W przypadku prostokątnych stołów wariantów jest mnóstwo i zależą one od wielkości sali, jej kształtu, liczby gości, a także tego, czy na weselu przewidziane są tańce. Najczęstsze to mniej lub bardziej rozbudowane układy przypominające litery:
- E – układ najpopularniejszy; dobry dla uroczystości z większą ilością gości (80-120), do większych sal. Jeśli gości jest więcej, można dostawiać kolejne rzędy
- U (podkowa) – układ doskonały dla sal średnich, imprez typu biesiadnego, najbardziej integracyjny
- L – układ dobry dla imprez kameralnych oraz długich i wąskich sal
Rzadsze są ustawienia kolumnowe (rzędami), wyspowe – stoły osobne od czterech do dwunastu osób, szkolne – mniejsze stoliki naprzeciw prezydialnego, restauracyjne czy w literę T. Bywają połączenia różnych ustawień, zwłaszcza w salach nietypowych, o nieregularnych kształtach. Warto zasięgnąć w tym względzie porady właścicieli sali, bo przecież najlepiej znają możliwości swojego wnętrza i wiedzą, co się w nim sprawdzi, a co nie, ale także wedding plannera, który doskonale zna wszelkie warianty ustawień stołów i zaproponuje optymalny dla wybranego miejsca i stylu imprezy.

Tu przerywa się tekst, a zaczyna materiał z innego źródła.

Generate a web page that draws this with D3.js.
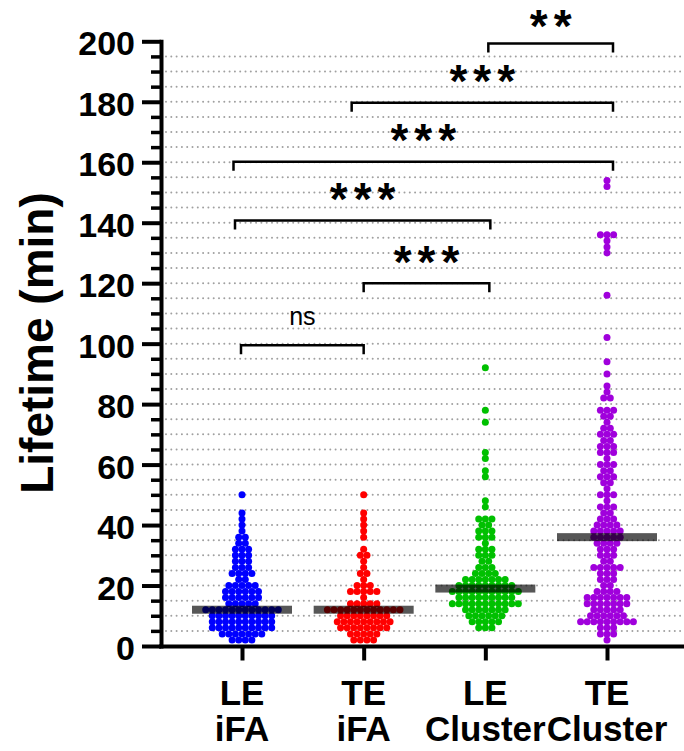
<!DOCTYPE html>
<html>
<head>
<meta charset="utf-8">
<script src="https://cdn.jsdelivr.net/npm/d3@7"></script>
<style>
  body { margin: 0; background: #fff; }
  svg text { font-family: 'Liberation Sans', Arial, sans-serif; }
</style>
</head>
<body>
<div id="chart"></div>
<script>
// Groups and labels (two lines each)
const groups = ['LE iFA', 'TE iFA', 'LE Cluster', 'TE Cluster'];
const groupLines = [['LE', 'iFA'], ['TE', 'iFA'], ['LE', 'Cluster'], ['TE', 'Cluster']];
const groupColors = ['#0000ff', '#ff0000', '#00c000', '#a000dc'];

// Lifetime values (min)
const leIFA = [
  2, 2, 2, 2,
  4, 4, 4, 4, 4, 4, 4,
  6, 6, 6, 6, 6, 6, 6, 6, 6, 6,
  8, 8, 8, 8, 8, 8, 8, 8, 8, 8,
  10, 10, 10, 10, 10, 10, 10, 10, 10, 10,
  12, 12, 12, 12, 12, 12, 12, 12, 12, 12, 12, 12,
  14, 14, 14, 14, 14,
  16, 16, 16, 16, 16, 16,
  18, 18, 18, 18, 18, 18,
  20, 20, 20, 20, 20,
  22, 22, 24, 24, 24, 24, 26, 26, 26, 28, 28, 28,
  30, 30, 30, 32, 32, 32, 34, 34, 36, 36, 38, 40, 42, 44, 50,
];
const teIFA = [
  2, 2, 2, 2,
  4, 4, 4, 4, 4,
  6, 6, 6, 6, 6, 6, 6, 6,
  8, 8, 8, 8, 8, 8, 8, 8, 8,
  10, 10, 10, 10, 10, 10, 10, 10,
  12, 12, 12, 12, 12, 12, 12, 12, 12, 12, 12, 12,
  14, 14, 14, 14, 14,
  16,
  18, 18, 18, 18, 18,
  20, 20, 20,
  22, 24, 24, 26, 28, 30, 30, 32, 36, 38, 40, 42, 44, 50,
];
const leCluster = [
  6, 6, 6,
  8, 8, 8, 8, 8,
  10, 10, 10, 10, 10, 10,
  12, 12, 12, 12, 12, 12, 12,
  14, 14, 14, 14, 14, 14, 14, 14, 14, 14, 14,
  16, 16, 16, 16, 16, 16, 16, 16, 16,
  18, 18, 18, 18, 18, 18, 18, 18, 18, 18, 18,
  20, 20, 20, 20, 20, 20, 20, 20, 20,
  22, 22, 22, 22, 22, 22, 22,
  24, 24, 24, 24,
  26, 26, 26, 28, 28, 30, 30, 30, 32, 32, 32, 34,
  36, 36, 36, 38, 38, 38, 40, 40, 42, 42, 42,
  46, 48, 56, 58, 62, 64, 74, 78, 92,
];
const teCluster = [
  2, 4, 4, 4, 6, 6, 6,
  8, 8, 8, 8, 8, 8, 8, 8, 8,
  10, 10, 10, 10, 10, 10,
  12, 12, 12, 12, 12,
  14, 14, 14, 14, 14, 14, 14,
  16, 16, 16, 16, 16, 16, 16,
  18, 18, 18, 18, 20, 20, 22, 22, 22, 24, 24, 24,
  26, 26, 26, 26, 26, 28, 28, 30, 30, 30, 32, 32, 32,
  34, 34, 34, 34, 36, 36, 36, 36, 36, 38, 38, 38, 38, 38,
  40, 40, 40, 40, 42, 42, 42, 44, 44, 46, 46, 46, 48,
  50, 50, 50, 52, 54, 54, 56, 56, 56, 58, 58, 60, 60, 60,
  62, 64, 64, 64, 66, 66, 66, 68, 68, 70, 70, 70, 72, 72,
  74, 76, 76, 78, 78, 78, 82, 82, 84, 86, 90, 94, 102, 116,
  130, 132, 134, 136, 136, 136, 152, 154,
];
const seriesValues = [leIFA, teIFA, leCluster, teCluster];

// Y ticks
const majorTicks = [0, 20, 40, 60, 80, 100, 120, 140, 160, 180, 200];
const minorTicks = d3.range(0, 201, 5).filter((v) => v % 20 !== 0);
const gridValues = d3.range(5, 200, 5);

// Significance comparisons: [from group, to group, label]
const comparisons = [
  [2, 3, '**'],
  [1, 3, '***'],
  [0, 3, '***'],
  [0, 2, '***'],
  [1, 2, '***'],
  [0, 1, 'ns'],
];
const comparisonLevels = [199.3, 179.7, 160.2, 140.7, 120, 99.5];

// Layout
const width = 684;
const height = 751;
const svg = d3
  .select('#chart')
  .append('svg')
  .attr('width', width)
  .attr('height', height);

const y = d3.scaleLinear().domain([0, 200]).range([646, 41.3]);
const x = d3.scalePoint().domain(groups).range([242, 607]);
const axisX = 161;

// Dotted horizontal grid
svg
  .append('g')
  .selectAll('line')
  .data(gridValues)
  .enter()
  .append('line')
  .attr('x1', 166)
  .attr('x2', width)
  .attr('y1', (d) => y(d))
  .attr('y2', (d) => y(d))
  .attr('stroke', '#a0a0a0')
  .attr('stroke-width', 2)
  .attr('stroke-linecap', 'round')
  .attr('stroke-dasharray', '0,5.3');

// Points: stack equal values in rows, centred on the group
const dotStep = 6.6;
const dotR = 3.5;
seriesValues.forEach(function (vals, gi) {
  const rows = d3.group(vals, (v) => v);
  const pts = [];
  rows.forEach(function (list, v) {
    list.forEach(function (_, i) {
      pts.push({ v: v, dx: (i - (list.length - 1) / 2) * dotStep });
    });
  });
  svg
    .append('g')
    .selectAll('circle')
    .data(pts)
    .enter()
    .append('circle')
    .attr('cx', (d) => x(groups[gi]) + d.dx)
    .attr('cy', (d) => y(d.v))
    .attr('r', dotR)
    .attr('fill', groupColors[gi]);
});

// Median bars
svg
  .append('g')
  .selectAll('rect')
  .data(seriesValues)
  .enter()
  .append('rect')
  .attr('x', (d, i) => x(groups[i]) - 50)
  .attr('y', (d) => y(d3.median(d)) - 4)
  .attr('width', 100)
  .attr('height', 8)
  .attr('fill', '#000')
  .attr('fill-opacity', 0.66);

// Y axis, minor ticks
svg
  .append('g')
  .attr('transform', `translate(${axisX},0)`)
  .call(d3.axisLeft(y).tickValues(minorTicks).tickSize(10).tickFormat(''))
  .call((g) => g.select('.domain').remove())
  .selectAll('line')
  .attr('stroke-width', 3.5);

// Y axis, major ticks and labels
const yAxis = svg
  .append('g')
  .attr('transform', `translate(${axisX},0)`)
  .call(
    d3.axisLeft(y).tickValues(majorTicks).tickSize(19).tickSizeOuter(0).tickPadding(7),
  );
yAxis.select('.domain').attr('stroke-width', 4).attr('stroke-linecap', 'square');
yAxis.selectAll('.tick line').attr('stroke-width', 4);
yAxis
  .selectAll('.tick text')
  .attr('dy', '0.4em')
  .style('font-size', '34px')
  .style('font-weight', 'bold')
  .attr('fill', '#000');

// Y title
svg
  .append('text')
  .attr('transform', 'translate(53,343) rotate(-90)')
  .attr('text-anchor', 'middle')
  .style('font-size', '46px')
  .style('font-weight', 'bold')
  .text('Lifetime (min)');

// X axis
svg
  .append('line')
  .attr('x1', axisX - 2)
  .attr('x2', width)
  .attr('y1', 646.5)
  .attr('y2', 646.5)
  .attr('stroke', '#000')
  .attr('stroke-width', 4);

const xAxis = svg
  .append('g')
  .attr('transform', 'translate(0,646.5)')
  .call(d3.axisBottom(x).tickSize(14).tickSizeOuter(0).tickFormat(''));
xAxis.select('.domain').remove();
xAxis.selectAll('.tick line').attr('stroke-width', 4);

// Two-line group labels, one text per line
const labelRows = [0, 1];
labelRows.forEach(function (row) {
  svg
    .append('g')
    .selectAll('text')
    .data(groupLines)
    .enter()
    .append('text')
    .attr('x', (d, i) => x(groups[i]))
    .attr('y', 705 + row * 36)
    .attr('text-anchor', 'middle')
    .style('font-size', '35px')
    .style('font-weight', 'bold')
    .text((d) => d[row]);
});

// Significance brackets
const nudges = [[3, 6], [-12, 6], [-8.5, 6], [-7, 5], [0, 4], [-1, 0]];
const starSize = 46;
comparisons.forEach(function (c, i) {
  const x1 = x(groups[c[0]]) + nudges[i][0];
  const x2 = x(groups[c[1]]) + nudges[i][1];
  const yb = y(comparisonLevels[i]);
  svg
    .append('path')
    .attr('d', `M${x1},${yb + 9}V${yb}H${x2}V${yb + 9}`)
    .attr('fill', 'none')
    .attr('stroke', '#000')
    .attr('stroke-width', 2.5);
  const isNs = c[2] === 'ns';
  // star glyphs sit high in the em box; keep the top one inside the frame
  const starBase = i === 0 ? 41.7 : yb - 25.5 + 0.44 * starSize;
  svg
    .append('text')
    .attr('x', (x1 + x2) / 2 + (isNs ? 0 : 3))
    .attr('y', isNs ? yb - 20 : starBase)
    .attr('text-anchor', 'middle')
    .style('font-size', isNs ? '25px' : starSize + 'px')
    .style('font-weight', isNs ? 'normal' : 'bold')
    .style('letter-spacing', isNs ? '0px' : '6px')
    .text(c[2]);
});
</script>
</body>
</html>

Jakie by nie było, rozstawienie stołów należy zawsze rozpocząć od tego najważniejszego: prezydialnego, przy którym zasiada para młoda, świadkowie i rodzice (czasem jest to większe grono). Powinien znajdować się w centralnym miejscu, w miarę możliwości być widoczny dla wszystkich gości. Resztę stołów ustawia się w stosunku do niego, a nie odwrotnie.
Odradzamy pozostawienie wyboru miejsca gościom. Rodzi to konflikty, nieporozumienia i chaos. Zwłaszcza przy stołach okrągłych eksperymenty bywają katastrofalne w skutkach. Przemyślmy sprawę i ustawmy winietki wskazujące, gdzie kto ma usiąść. Tu także nie zdawajmy się na przypadek, ani nie próbujmy na siłą zaprzyjaźniać osób nie znających się lub kolokwialnie mówiąc: z innych bajek. Czasem jest to nieuniknione, czasem taka mieszanka pozwala nawiązać miłe znajomości, często jednak okazuje się wybuchowa. Dobrym pomysłem jest umieszczenie przy wejściu na salę tablicy z rozkładem stołów i spisem przypisanych do nich gości. Stoły muszą być wówczas ponumerowane albo oznaczone literą, symbolem, motywem.
Raczej dobierajmy gości pod względem wieku, stopnia znajomości i sympatii. Jeśli na weselu będą dzieci, warto posadzić je razem. Osobny stolik należy przygotować dla zespołu muzycznego, fotografika, kamerzysty i innych osób obsługujących wesele.